There is no denying that it’s brilliantly addictive (I use it all the time), especially for travellers, with its wealth of ideas on what you might like to eat, see or do. And sharing beautiful sights, enviable interiors and cheering dogs can be enriching.

Chris Ofili was open to his vivid tapestry, ‘Weaving Magic’, now on display in the National Gallery being photographed and shared. That will bring new visitors through the doors, which is undeniably a good thing.

But the National Gallery is careful to maintain a balance. Photography of
its works has been allowed since 2014, but selfie sticks (along with tripods) are out. The museum wants to maintain the ‘overall visitor experience’. And we all know that selfie sticks are a menace, getting in the way of what we’ve come to see.

Capturing special occasions is a different thing and a — rightly — well-loved tradition. Think of all those tight-lipped Victorian family groups where the sitters waited, straight-faced, for the camera shutter. But we’ve gone overboard there too, to the point of being intrusive.

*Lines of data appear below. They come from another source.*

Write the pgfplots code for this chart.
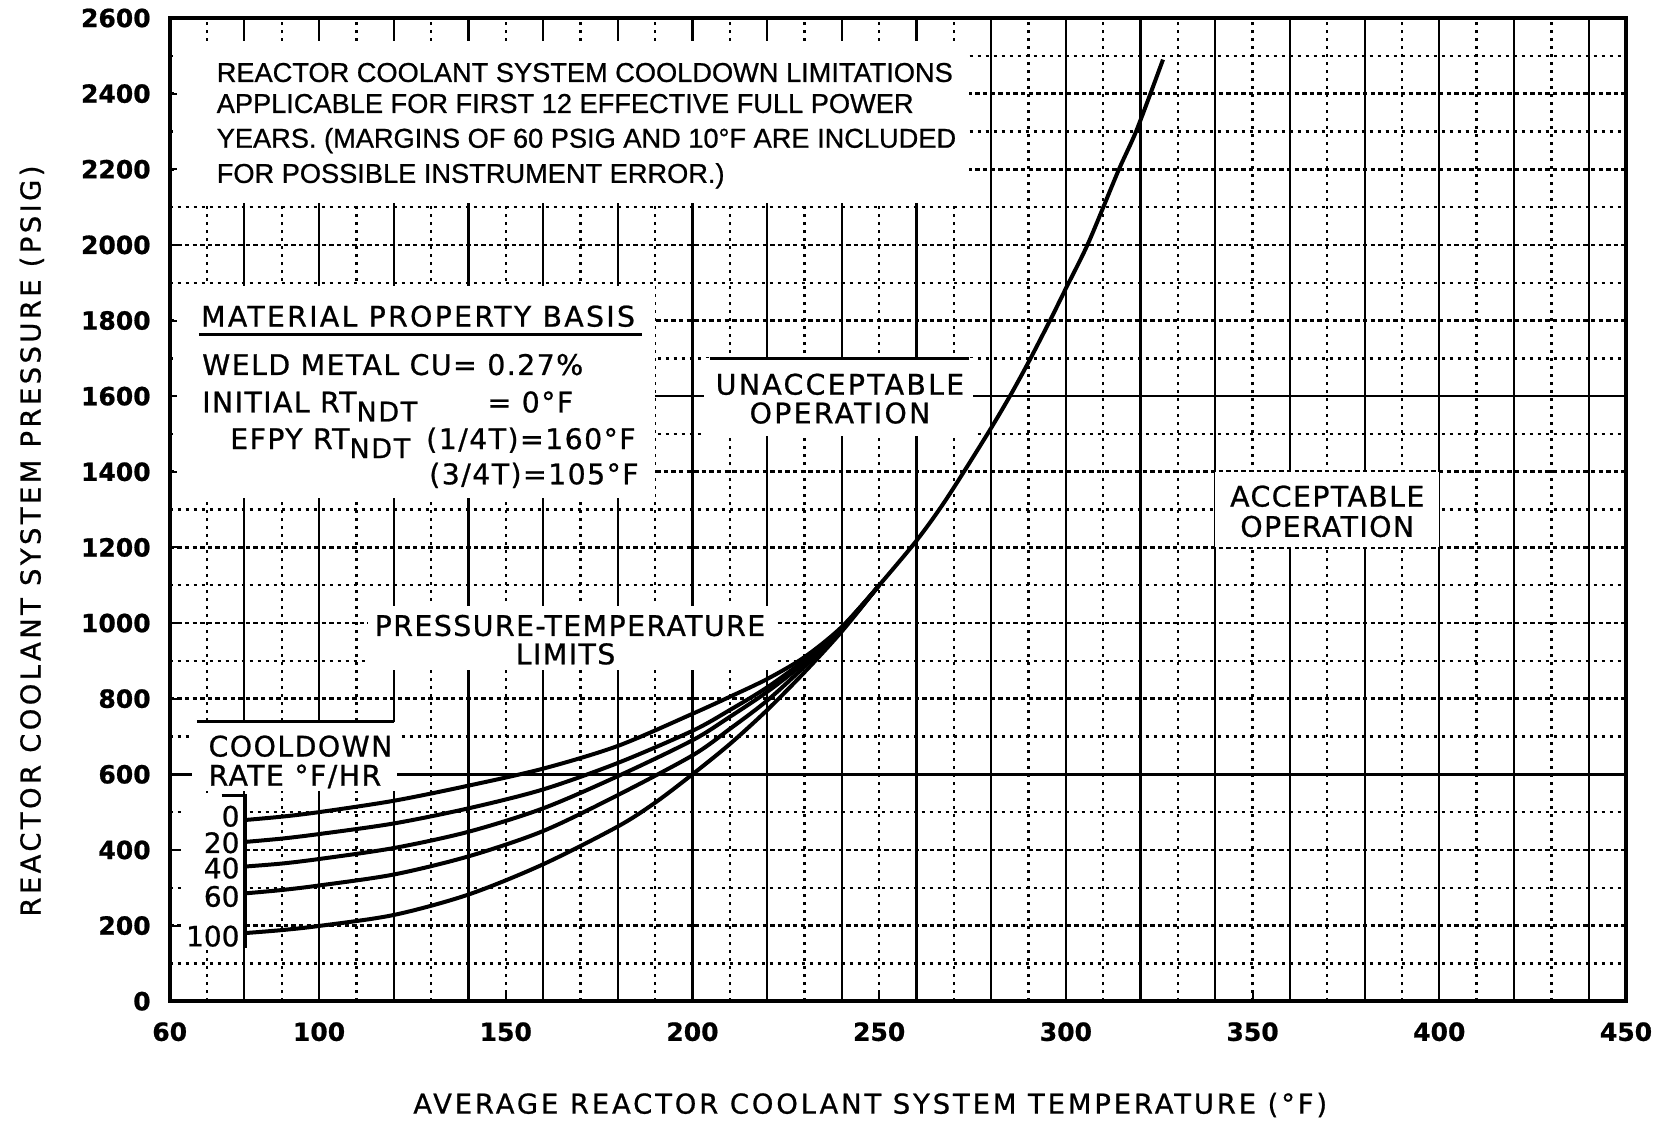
\documentclass[border=0pt]{standalone}
\usepackage{fontspec}
\setmainfont{DejaVu Sans}[FakeBold=0.8]
\newfontfamily\titlefont{Liberation Sans}[FakeBold=0.8]
\usepackage{pgfplots}
\pgfplotsset{compat=1.18}

% label fonts
\newcommand{\lblfont}{\fontsize{14.2}{17}\selectfont\addfontfeatures{LetterSpace=5}}
\newcommand{\wideblfont}{\fontsize{14.2}{17}\selectfont\addfontfeatures{LetterSpace=8}}
\newcommand{\ttlfont}{\titlefont\fontsize{13.6}{16}\selectfont}
\newcommand{\ndt}{\raisebox{-4.5pt}{\fontsize{13.5}{14}\selectfont\addfontfeatures{LetterSpace=6}NDT}}

\begin{document}
\begin{tikzpicture}
\useasboundingbox (0,0) rectangle (831.5pt,562pt);
\begin{axis}[
  at={(84.85pt,61.4pt)}, anchor=south west,
  scale only axis, width=728.15pt, height=491.6pt,
  xmin=60, xmax=450, ymin=0, ymax=2600,
  xtick={60,100,150,200,250,300,350,400,450},
  ytick={0,200,...,2600},
  minor xtick={70,90,...,430},
  minor ytick={100,300,...,2500},
  extra x ticks={80,100,...,440},
  extra x tick labels={},
  extra x tick style={grid=major, major grid style={black, solid, line width=1.1pt}, major tick length=0pt},
  extra y ticks={600,1600},
  extra y tick labels={},
  extra y tick style={grid=major, major grid style={black, solid, line width=1.2pt}, major tick length=0pt},
  xmajorgrids=false, xminorgrids=true, ymajorgrids=true, yminorgrids=true,
  major grid style={black, line width=1.3pt, dash pattern=on 2.2pt off 1.6pt},
  minor grid style={black, line width=1.2pt, dash pattern=on 1.8pt off 2.2pt},
  axis line style={line width=2pt},
  xtick pos=bottom, ytick pos=left,
  major tick length=5pt, minor tick length=0pt,
  tick style={black, line width=1pt},
  scaled ticks=false,
  /pgf/number format/assume math mode=true,
  /pgf/number format/1000 sep={},
  ticklabel style={font=\fontsize{12.5}{14}\selectfont\bfseries},
  xticklabel style={yshift=-7pt},
  yticklabel style={xshift=-6pt},
  xlabel={AVERAGE REACTOR COOLANT SYSTEM TEMPERATURE (°F)},
  ylabel={REACTOR COOLANT SYSTEM PRESSURE (PSIG)},
  xlabel style={at={(axis description cs:0.481,-0.1056)}, anchor=center,
    font=\fontsize{13.7}{16}\selectfont\addfontfeatures{LetterSpace=10.5}},
  ylabel style={at={(axis description cs:-0.0946,0.468)}, anchor=center,
    font=\fontsize{13.7}{16}\selectfont\addfontfeatures{LetterSpace=12.5}},
]

% blank areas of the chart paper behind the annotations
\fill[white] (axis cs:62,2110) rectangle (axis cs:274,2540);
\fill[white] (axis cs:62,1330) rectangle (axis cs:190,1890);
\fill[white] (axis cs:113,875) rectangle (axis cs:222,1045);
\fill[white] (axis cs:66,555) rectangle (axis cs:121,739);
\fill[white] (axis cs:63,140) rectangle (axis cs:79.6,545);
\fill[white] (axis cs:203,1495) rectangle (axis cs:275,1700);
\fill[white] (axis cs:340,1200) rectangle (axis cs:400,1400);

% rules around the annotations
\draw[line width=1.6pt] (axis cs:67.8,1762) -- (axis cs:186.5,1762);
\draw[line width=1.6pt] (axis cs:204.6,1700) -- (axis cs:274.1,1700);
\draw[line width=1.6pt] (axis cs:67.3,739) -- (axis cs:120,739);
\draw[line width=1.4pt] (axis cs:73.9,545) -- (axis cs:80.2,545) -- (axis cs:80.2,140);

% cooldown limit curves
\addplot[black, line width=2pt, smooth, tension=0.5] coordinates {
 (80,479) (90,488) (100,500) (120,530) (140,570) (160,615) (180,675)
 (200,760) (210,805) (220,852) (230,910) (240,990) (250,1100)};
\addplot[black, line width=2pt, smooth, tension=0.5] coordinates {
 (80,421) (90,430) (100,442) (120,470) (140,510) (160,560) (180,630)
 (200,715) (210,770) (220,830) (230,902) (240,988) (250,1100)};
\addplot[black, line width=2pt, smooth, tension=0.5] coordinates {
 (80,356) (90,364) (100,376) (120,405) (140,448) (160,510) (180,595)
 (200,690) (210,752) (220,818) (230,895) (240,985) (250,1100)};
\addplot[black, line width=2pt, smooth, tension=0.5] coordinates {
 (80,285) (90,294) (100,306) (120,335) (140,383) (160,450) (180,545)
 (200,650) (210,720) (220,795) (230,885) (240,982) (250,1100)};
\addplot[black, line width=2pt, smooth, tension=0.5] coordinates {
 (80,180) (90,188) (100,199) (120,228) (140,282) (160,362) (180,462)
 (190,525) (200,600) (210,680) (220,770) (230,870) (240,978) (250,1100)};
\addplot[black, line width=2pt, smooth, tension=0.5] coordinates {
 (250,1100) (260,1218) (268,1328) (279,1500) (285,1600) (290,1690)
 (296,1805) (300,1885) (306,2005) (314,2195) (319,2305) (326,2490)};

% notes
\node[anchor=base west, inner sep=0] at (axis cs:72.5,2431) {\ttlfont REACTOR COOLANT SYSTEM COOLDOWN LIMITATIONS};
\node[anchor=base west, inner sep=0] at (axis cs:72.5,2349) {\ttlfont APPLICABLE FOR FIRST 12 EFFECTIVE FULL POWER};
\node[anchor=base west, inner sep=0] at (axis cs:72.5,2257) {\ttlfont YEARS. (MARGINS OF 60 PSIG AND 10°F ARE INCLUDED};
\node[anchor=base west, inner sep=0] at (axis cs:72.5,2164) {\ttlfont FOR POSSIBLE INSTRUMENT ERROR.)};

\node[anchor=base west, inner sep=0] at (axis cs:68.3,1784) {\wideblfont MATERIAL PROPERTY BASIS};
\node[anchor=base west, inner sep=0] at (axis cs:68.6,1656) {\lblfont WELD METAL CU= 0.27\%};
\node[anchor=base west, inner sep=0] at (axis cs:68.6,1557) {\lblfont INITIAL RT\ndt};
\node[anchor=base west, inner sep=0] at (axis cs:145,1557) {\lblfont = 0°F};
\node[anchor=base west, inner sep=0] at (axis cs:76.1,1460) {\lblfont EFPY RT\ndt};
\node[anchor=base west, inner sep=0] at (axis cs:128.6,1460) {\lblfont (1/4T)=160°F};
\node[anchor=base west, inner sep=0] at (axis cs:129.4,1367) {\lblfont (3/4T)=105°F};

\node[anchor=base west, inner sep=0] at (axis cs:70.3,647) {\lblfont COOLDOWN};
\node[anchor=base west, inner sep=0] at (axis cs:70.3,570) {\lblfont RATE °F/HR};
\node[anchor=base east, inner sep=0] at (axis cs:78.8,462) {\fontsize{14}{16}\selectfont 0};
\node[anchor=base east, inner sep=0] at (axis cs:78.8,392) {\fontsize{14}{16}\selectfont 20};
\node[anchor=base east, inner sep=0] at (axis cs:78.8,325) {\fontsize{14}{16}\selectfont 40};
\node[anchor=base east, inner sep=0] at (axis cs:78.8,250) {\fontsize{14}{16}\selectfont 60};
\node[anchor=base east, inner sep=0] at (axis cs:78.8,145) {\fontsize{14}{16}\selectfont 100};

\node[anchor=base west, inner sep=0] at (axis cs:114.8,966) {\lblfont PRESSURE-TEMPERATURE};
\node[anchor=base, inner sep=0] at (axis cs:166,891) {\lblfont LIMITS};

\node[anchor=base, inner sep=0] at (axis cs:239.5,1604) {\wideblfont UNACCEPTABLE};
\node[anchor=base, inner sep=0] at (axis cs:239.5,1528) {\wideblfont OPERATION};

\node[anchor=base, inner sep=0] at (axis cs:370,1308) {\lblfont ACCEPTABLE};
\node[anchor=base, inner sep=0] at (axis cs:370,1228) {\lblfont OPERATION};
\end{axis}
\end{tikzpicture}
\end{document}
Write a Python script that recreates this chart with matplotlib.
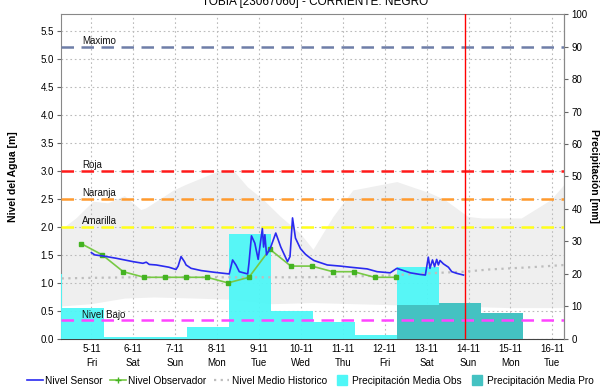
import numpy as np
import matplotlib
matplotlib.use("Agg")
import matplotlib.pyplot as plt
from matplotlib.lines import Line2D

plt.rcParams['font.family'] = ['Liberation Sans', 'DejaVu Sans']

# x values are days of November (fractional)
title = "TOBIA [23067060] - CORRIENTE: NEGRO"
tick_days = [5, 6, 7, 8, 9, 10, 11, 12, 13, 14, 15, 16]
tick_labels = ["5-11\nFri", "6-11\nSat", "7-11\nSun", "8-11\nMon", "9-11\nTue", "10-11\nWed",
               "11-11\nThu", "12-11\nFri", "13-11\nSat", "14-11\nSun", "15-11\nMon", "16-11\nTue"]

# Nivel Sensor [m]
sensor_t = [5.00, 5.08, 5.28, 5.59, 5.99, 6.23, 6.31, 6.38, 6.55, 6.85, 7.02, 7.07, 7.14, 7.22,
            7.26, 7.38, 7.62, 7.93, 8.29, 8.37, 8.45, 8.53, 8.73, 8.76, 8.82, 8.90, 8.98, 9.08,
            9.11, 9.14, 9.18, 9.28, 9.40, 9.52, 9.68, 9.74, 9.80, 9.87, 9.99, 10.11, 10.23,
            10.31, 10.63, 10.94, 11.18, 11.58, 11.82, 12.13, 12.29, 12.37, 12.61, 12.85, 12.97,
            13.04, 13.08, 13.14, 13.19, 13.24, 13.28, 13.32, 13.40, 13.52, 13.60, 13.72, 13.88]
sensor_v = [1.54, 1.50, 1.48, 1.44, 1.38, 1.35, 1.37, 1.33, 1.32, 1.28, 1.24, 1.30, 1.47, 1.38,
            1.32, 1.26, 1.22, 1.19, 1.16, 1.41, 1.32, 1.20, 1.16, 1.35, 1.84, 1.71, 1.42, 1.97,
            1.64, 1.86, 1.50, 1.64, 1.89, 1.64, 1.38, 1.47, 2.16, 1.80, 1.61, 1.51, 1.44,
            1.40, 1.32, 1.30, 1.28, 1.25, 1.20, 1.18, 1.26, 1.24, 1.18, 1.15, 1.14,
            1.46, 1.26, 1.41, 1.29, 1.42, 1.32, 1.40, 1.34, 1.28, 1.20, 1.17, 1.14]

# Nivel Observador [m]
obs_t = [4.76, 5.26, 5.76, 6.26, 6.76, 7.26, 7.76, 8.26, 8.76, 9.26, 9.76, 10.26, 10.76,
         11.26, 11.76, 12.26]
obs_v = [1.7, 1.5, 1.2, 1.1, 1.1, 1.1, 1.1, 1.0, 1.1, 1.6, 1.3, 1.3, 1.2, 1.2, 1.1, 1.1]

# Nivel Medio Historico [m]
mean_t = [4.29, 5.0, 6.0, 7.0, 8.0, 9.0, 10.0, 11.0, 12.0, 13.0, 13.9, 14.5, 15.0, 15.5, 16.29]
mean_v = [1.08, 1.09, 1.10, 1.10, 1.10, 1.10, 1.10, 1.11, 1.13, 1.17, 1.20, 1.24, 1.26, 1.28, 1.32]

# historical range band [m]
band_up_t = [4.29, 4.64, 5.05, 5.40, 5.80, 6.19, 6.31, 6.97, 7.26, 8.01, 8.40, 8.73, 9.11, 9.52,
             9.99, 10.30, 10.78, 11.25, 12.30, 13.08, 13.44, 13.99, 14.32, 15.27, 15.98, 16.29]
band_up_v = [1.95, 2.15, 2.45, 2.42, 2.55, 2.30, 2.33, 2.65, 2.75, 2.98, 3.00, 2.71, 2.48, 2.18,
             1.88, 1.59, 2.18, 2.65, 2.80, 2.60, 2.48, 2.18, 2.15, 2.15, 2.48, 2.75]
band_lo_t = [4.29, 5.0, 5.8, 6.5, 7.5, 8.3, 9.3, 10.3, 11.3, 12.3, 13.3, 14.0, 15.0, 16.29]
band_lo_v = [0.58, 0.62, 0.72, 0.74, 0.72, 0.70, 0.62, 0.64, 0.62, 0.60, 0.60, 0.57, 0.55, 0.55]

# Precipitacion [mm], daily from 07:00
rain_start = [3.29, 4.29, 5.29, 6.29, 7.29, 8.29, 9.29, 10.29, 11.29, 12.29]
rain_obs = [20.0, 9.5, 0.5, 0.6, 3.8, 32.2, 8.5, 5.3, 1.3, 22.2]
pro_start = [12.29, 13.29, 14.29]
rain_pro = [10.3, 11.1, 8.1]

# threshold levels
thr_names = ["Maximo", "Roja", "Naranja", "Amarilla", "Nivel Bajo"]
thr_values = [5.22, 3.0, 2.5, 2.0, 0.33]
thr_colors = ["#6f7ea8", "#ff1a1a", "#ff9a2e", "#ffff1a", "#ff44ff"]

now_day = 13.92

fig = plt.figure(figsize=(6.1, 3.9), dpi=100)
ax = fig.add_axes([0.1, 0.131, 0.9254 - 0.1, 0.964 - 0.131])
ax2 = ax.twinx()
ax3 = ax.twinx()

# background band and grid
ax.fill(band_up_t + band_lo_t[::-1], band_up_v + band_lo_v[::-1], color="#efefef", lw=0, zorder=0.3)
ax.set_axisbelow(True)
ax.grid(True, color="#bbbbbb", linestyle=(0, (1.5, 2.5)), linewidth=0.8)

# rain bars
ax2.bar(rain_start, rain_obs, width=1.0, align="edge", color="#4ff7f7", alpha=0.95, lw=0)
ax2.bar(pro_start, rain_pro, width=1.0, align="edge", color="#44c2c2", lw=0)

# thresholds and levels
for name, val, col in zip(thr_names, thr_values, thr_colors):
    ax3.axhline(val, color=col, lw=1.8, linestyle=(0, (5, 3)))
    ax3.text(4.78, val + 0.01, name, fontsize=7, va="bottom", ha="left", color="#111111")

ax3.plot(mean_t, mean_v, color="#bdbdbd", lw=1.6, linestyle=(0, (1, 2)))
ax3.plot(obs_t, obs_v, color="#77c944", lw=1.2, marker="s", markersize=3,
         markerfacecolor="#44b322", markeredgecolor="#44b322")
ax3.plot(sensor_t, sensor_v, color="#2a2af0", lw=1.2)
ax3.axvline(now_day, color="#ff0000", lw=1.0)

for a in (ax, ax2, ax3):
    a.set_xlim(4.275, 16.29)
ax.set_ylim(0, 5.8)
ax3.set_ylim(0, 5.8)
ax2.set_ylim(0, 100)

ax.set_xticks(tick_days)
ax.set_xticklabels(tick_labels, fontsize=7, linespacing=1.5)
ax.set_yticks(np.arange(0, 5.51, 0.5))
ax.set_yticklabels(["%.1f" % v for v in np.arange(0, 5.51, 0.5)], fontsize=7)
ax2.set_yticks(np.arange(0, 101, 10))
ax2.set_yticklabels([str(v) for v in range(0, 101, 10)], fontsize=7)
ax.tick_params(axis="both", length=3, color="#666666", pad=2)
ax2.tick_params(axis="y", length=3, color="#666666", pad=2)
ax.tick_params(axis="x", length=0, pad=4)
ax3.set_yticks([])

for s in ("left", "top", "right"):
    ax.spines[s].set_color("#888888")
ax.spines["bottom"].set_color("#444444")
ax.spines["bottom"].set_linestyle((0, (1, 1)))
for s in ("left", "top", "bottom"):
    ax2.spines[s].set_visible(False)
ax2.spines["right"].set_color("#888888")
for s in ax3.spines.values():
    s.set_visible(False)

ax.set_ylabel("Nivel del Agua [m]", fontsize=7.5, fontweight="bold", labelpad=16)
ax2.set_ylabel("Precipitación [mm]", fontsize=7.5, fontweight="bold", rotation=270, labelpad=8)

fig.text(0.516, 1 - 5 / 390, title, fontsize=8.5, ha="center", va="baseline")

handles = [
    Line2D([], [], color="#2a2af0", lw=1.2),
    Line2D([], [], color="#77c944", lw=1.2, marker="+", markersize=4, markeredgecolor="#44b322"),
    Line2D([], [], color="#bdbdbd", lw=1.6, linestyle=(0, (1, 2))),
    Line2D([], [], color="#4ff7f7", marker="s", markersize=7, linestyle="none"),
    Line2D([], [], color="#44c2c2", marker="s", markersize=7, linestyle="none"),
]
labels = ["Nivel Sensor", "Nivel Observador", "Nivel Medio Historico",
          "Precipitación Media Obs", "Precipitación Media Pro"]
fig.legend(handles, labels, loc="center left", bbox_to_anchor=(0.045, 0.024), ncol=5,
           frameon=False, fontsize=7.3, handlelength=1.5, handletextpad=0.25,
           columnspacing=0.75, borderpad=0, borderaxespad=0)

fig.savefig("out.png", dpi=100)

The vicar who married my sister in June suggested that she ask the congregation not to upload photos of the bride and groom to social media before they’d even left the church. They declined her offer, but raised an eyebrow that it needed to be made.

I’ve been to weddings where guests film the entire ceremony on their mobiles. Will they watch that footage after the event? Is that better than engaging wholeheartedly with the real thing?

As with spectacularly staged concerts,
the answer surely has to be no. It must be pretty dismaying for performers or newlyweds to stare out at a sea of nodding, winking iPhones instead of faces.

The singer Adele was moved to tell fans to put their phones away and concentrate on just enjoying the show. ‘I’m really here in real life,’ she said, and good for her. Live for the moment.